Indie: Na dwu- i trójkołowcach ku nowoczesnej mobilności
Wzrost: ponad 40 miast w Indiach już dziś liczy ponad milion mieszkańców. Przy rocznym wzroście zaludnienia o 15 milionów Indie są najszybciej rozwijającym się na świecie krajem pod względem liczby mieszkańców.
Dwukołowce: po drogach Indii porusza się ok. 125 milionów pojazdów dwukołowych. To 70% wszystkich eksploatowanych tam pojazdów.
Pionierzy: miastu Ahmadabad udało się dzięki usprawnieniom oraz inwestycjom w infrastrukturę transportową ograniczyć ruch drogowy. Obecnie aż 58% dróg pokonywanych jest z wykorzystaniem publicznych lub nie spalinowych środków transportu.

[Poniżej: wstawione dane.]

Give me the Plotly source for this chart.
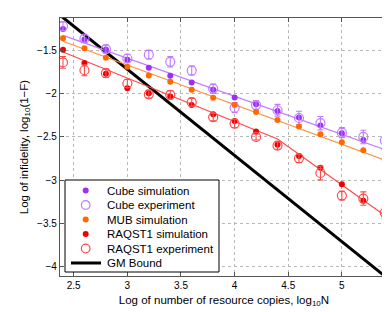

Ameryka Łacińska: Kolej linowa zamiast dróg ekspresowych
Kolej linowa: kolej linowa cieszy się nieustającą popularnością w chaotycznych megamiastach Ameryki Południowej. Ten środek transportu nie zajmuje wiele miejsca i kosztuje dziesięć razy mniej niż budowa metra czy drogi ekspresowej.
Kolej linowa: w 2016 roku ruszyła pierwsza miejska kolej linowa w Meksyku. Gondole zastępują tutaj kilka tysięcy mikrobusów. Przed Meksykiem koncepcję „powietrznych ulic“ zrealizowały już Kolumbia, Boliwia, Brazylia i Wenezuela.
Kolej linowa: pomiędzy stolicą Boliwii La Paz a sąsiednim miastem El Alto znajduje się najdłuższa miejska kolej linowa na świecie licząca 10 kilometrów. Pasażerowie podróżują dzięki niej nawet o godzinę krócej, a przy okazji walczą z zanieczyszczeniem środowiska. Do 2019 roku sieć kolei linowych ma zostać rozbudowana do 30 kilometrów.